*WORK TO COMPLETE*
Repeat every line exactly, keeping the pictures out of the copy.
- - -
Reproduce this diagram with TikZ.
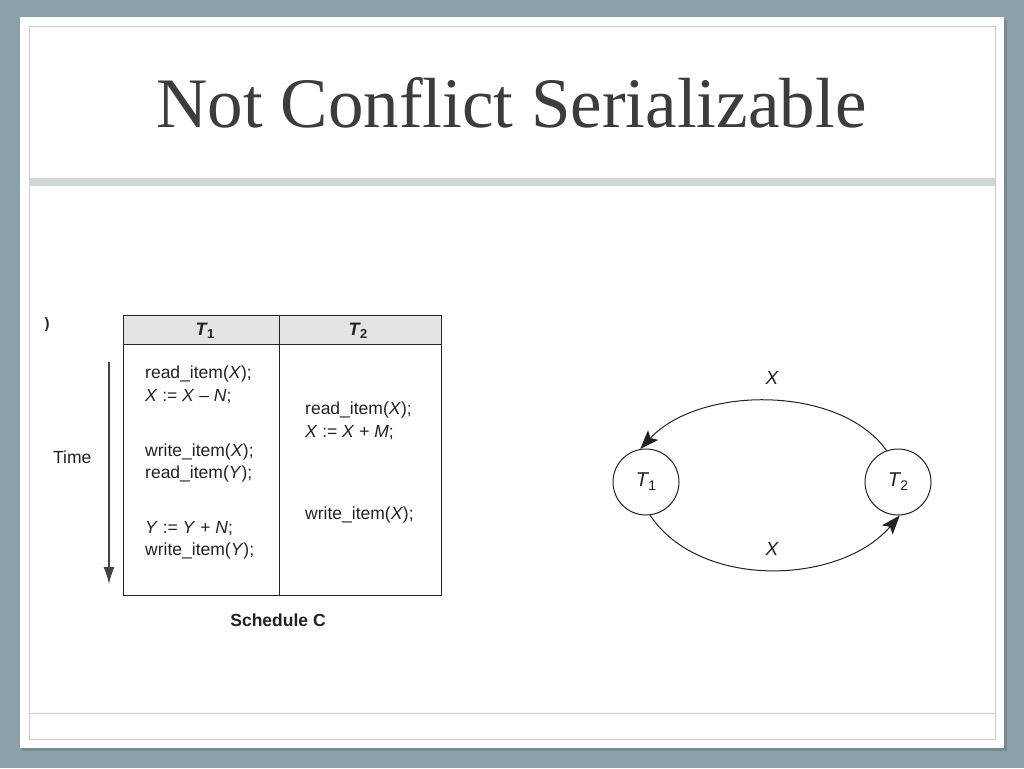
\documentclass[tikz,border=0pt]{standalone}
\usepackage{fontspec}
\setmainfont{Liberation Serif}
\newfontfamily\helv{Liberation Sans}
\usetikzlibrary{arrows.meta}
\definecolor{bgc}{HTML}{8AA1A9}
\definecolor{shadowc}{HTML}{6F8288}
\definecolor{framec}{HTML}{C9CBCB}
\definecolor{bandc}{HTML}{D0D5D7}
\definecolor{titlec}{HTML}{3C3C3C}
\definecolor{ink}{HTML}{222222}
\definecolor{hdrc}{HTML}{E4E4E4}
\newcommand\subup[1]{\kern0.5pt\raisebox{-4pt}{\fontsize{14}{16}\selectfont\upshape #1}}
\tikzset{
  tx/.style={font=\helv\fontsize{17.5}{20}\selectfont, anchor=west, inner sep=0pt, text=ink},
  hdr/.style={font=\helv\bfseries\itshape\fontsize{18}{20}\selectfont, inner sep=0pt, text=ink},
  tnode/.style={circle, draw=ink, line width=1pt, minimum size=66pt, inner sep=0pt,
    font=\helv\itshape\fontsize{20}{22}\selectfont, text=ink},
  edge/.style={draw=ink, line width=1pt, -{Stealth[length=19pt,width=14pt,inset=4pt]}},
  lbl/.style={font=\helv\itshape\fontsize{19}{22}\selectfont, text=ink, inner sep=0pt},
  tbl/.style={draw=ink, line width=1pt}
}
\begin{document}
\begin{tikzpicture}[x=1pt,y=-1pt]
\useasboundingbox (0,0) rectangle (1024,768);
% slide background
\fill[bgc] (0,0) rectangle (1024,768);
\fill[shadowc, opacity=0.7] (22,20) rectangle (1007,751);
\fill[white] (20,17) rectangle (1004,748);
\draw[framec, line width=0.8pt] (29,26) rectangle (995,739);
\fill[bandc] (29,178) rectangle (995,186);
\draw[framec, line width=0.8pt] (29,713) -- (995,713);
% title
\node[anchor=base, inner sep=0pt, text=titlec, font=\fontsize{71}{80}\selectfont] (title) at (511.5,127) {Not Conflict Serializable};
% stray mark
\node[inner sep=0pt, text=ink, font=\helv\bfseries\fontsize{15}{18}\selectfont] (stray) at (47,325) {)};
% table
\fill[hdrc] (123,315) rectangle (441,344);
\draw[tbl] (123,315) rectangle (441,595);
\draw[tbl] (123,344) -- (441,344);
\draw[tbl] (279,315) -- (279,595);
\node[hdr] (h1) at (205,331) {T\kern0.5pt\raisebox{-3.5pt}{\fontsize{13}{14}\selectfont\upshape 1}};
\node[hdr] (h2) at (358,331) {T\kern0.5pt\raisebox{-3.5pt}{\fontsize{13}{14}\selectfont\upshape 2}};
% T1 column
\node[tx] (a1) at (145,374) {read\_item(\textit{X});};
\node[tx] (a2) at (145,397) {\textit{X} := \textit{X} – \textit{N};};
\node[tx] (a3) at (145,452) {write\_item(\textit{X});};
\node[tx] (a4) at (145,474) {read\_item(\textit{Y});};
\node[tx] (a5) at (145,529) {\textit{Y} := \textit{Y} + \textit{N};};
\node[tx] (a6) at (145,551) {write\_item(\textit{Y});};
% T2 column
\node[tx] (b1) at (305,410) {read\_item(\textit{X});};
\node[tx] (b2) at (305,433) {\textit{X} := \textit{X} + \textit{M};};
\node[tx] (b3) at (305,515) {write\_item(\textit{X});};
% time
\node[tx] (time) at (53,457) {Time};
\coordinate (ta) at (109,362);
\coordinate (tb) at (109,584);
\draw[draw=ink!85, line width=1.3pt, -{Latex[length=17pt,width=11pt]}] (ta) -- (tb);
\node[font=\helv\bfseries\fontsize{17.5}{20}\selectfont, text=ink, inner sep=0pt] (sched) at (278,620) {Schedule C};
% graph
\node[tnode] (T1) at (646,482) {T\subup{1}};
\node[tnode] (T2) at (898,482) {T\subup{2}};
\draw[edge] (T2.110) .. controls (840,385) and (700,385) .. (T1.100);
\draw[edge] (T1.-83) .. controls (700,590) and (840,585) .. (T2.-87);
\node[lbl] (xt) at (772,378) {X};
\node[lbl] (xb) at (772,549) {X};
\end{tikzpicture}
\end{document}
- - -
*REPLY*
Reproduce this diagram with TikZ.
\documentclass[tikz,border=0pt]{standalone}
\usepackage{fontspec}
\setmainfont{Liberation Serif}
\newfontfamily\helv{Liberation Sans}
\usetikzlibrary{arrows.meta}
\definecolor{bgc}{HTML}{8AA1A9}
\definecolor{shadowc}{HTML}{6F8288}
\definecolor{framec}{HTML}{C9CBCB}
\definecolor{bandc}{HTML}{D0D5D7}
\definecolor{titlec}{HTML}{3C3C3C}
\definecolor{ink}{HTML}{222222}
\definecolor{hdrc}{HTML}{E4E4E4}
\newcommand\subup[1]{\kern0.5pt\raisebox{-4pt}{\fontsize{14}{16}\selectfont\upshape #1}}
\tikzset{
  tx/.style={font=\helv\fontsize{17.5}{20}\selectfont, anchor=west, inner sep=0pt, text=ink},
  hdr/.style={font=\helv\bfseries\itshape\fontsize{18}{20}\selectfont, inner sep=0pt, text=ink},
  tnode/.style={circle, draw=ink, line width=1pt, minimum size=66pt, inner sep=0pt,
    font=\helv\itshape\fontsize{20}{22}\selectfont, text=ink},
  edge/.style={draw=ink, line width=1pt, -{Stealth[length=19pt,width=14pt,inset=4pt]}},
  lbl/.style={font=\helv\itshape\fontsize{19}{22}\selectfont, text=ink, inner sep=0pt},
  tbl/.style={draw=ink, line width=1pt}
}
\begin{document}
\begin{tikzpicture}[x=1pt,y=-1pt]
\useasboundingbox (0,0) rectangle (1024,768);
% slide background
\fill[bgc] (0,0) rectangle (1024,768);
\fill[shadowc, opacity=0.7] (22,20) rectangle (1007,751);
\fill[white] (20,17) rectangle (1004,748);
\draw[framec, line width=0.8pt] (29,26) rectangle (995,739);
\fill[bandc] (29,178) rectangle (995,186);
\draw[framec, line width=0.8pt] (29,713) -- (995,713);
% title
\node[anchor=base, inner sep=0pt, text=titlec, font=\fontsize{71}{80}\selectfont] (title) at (511.5,127) {Not Conflict Serializable};
% stray mark
\node[inner sep=0pt, text=ink, font=\helv\bfseries\fontsize{15}{18}\selectfont] (stray) at (47,325) {)};
% table
\fill[hdrc] (123,315) rectangle (441,344);
\draw[tbl] (123,315) rectangle (441,595);
\draw[tbl] (123,344) -- (441,344);
\draw[tbl] (279,315) -- (279,595);
\node[hdr] (h1) at (205,331) {T\kern0.5pt\raisebox{-3.5pt}{\fontsize{13}{14}\selectfont\upshape 1}};
\node[hdr] (h2) at (358,331) {T\kern0.5pt\raisebox{-3.5pt}{\fontsize{13}{14}\selectfont\upshape 2}};
% T1 column
\node[tx] (a1) at (145,374) {read\_item(\textit{X});};
\node[tx] (a2) at (145,397) {\textit{X} := \textit{X} – \textit{N};};
\node[tx] (a3) at (145,452) {write\_item(\textit{X});};
\node[tx] (a4) at (145,474) {read\_item(\textit{Y});};
\node[tx] (a5) at (145,529) {\textit{Y} := \textit{Y} + \textit{N};};
\node[tx] (a6) at (145,551) {write\_item(\textit{Y});};
% T2 column
\node[tx] (b1) at (305,410) {read\_item(\textit{X});};
\node[tx] (b2) at (305,433) {\textit{X} := \textit{X} + \textit{M};};
\node[tx] (b3) at (305,515) {write\_item(\textit{X});};
% time
\node[tx] (time) at (53,457) {Time};
\coordinate (ta) at (109,362);
\coordinate (tb) at (109,584);
\draw[draw=ink!85, line width=1.3pt, -{Latex[length=17pt,width=11pt]}] (ta) -- (tb);
\node[font=\helv\bfseries\fontsize{17.5}{20}\selectfont, text=ink, inner sep=0pt] (sched) at (278,620) {Schedule C};
% graph
\node[tnode] (T1) at (646,482) {T\subup{1}};
\node[tnode] (T2) at (898,482) {T\subup{2}};
\draw[edge] (T2.110) .. controls (840,385) and (700,385) .. (T1.100);
\draw[edge] (T1.-83) .. controls (700,590) and (840,585) .. (T2.-87);
\node[lbl] (xt) at (772,378) {X};
\node[lbl] (xb) at (772,549) {X};
\end{tikzpicture}
\end{document}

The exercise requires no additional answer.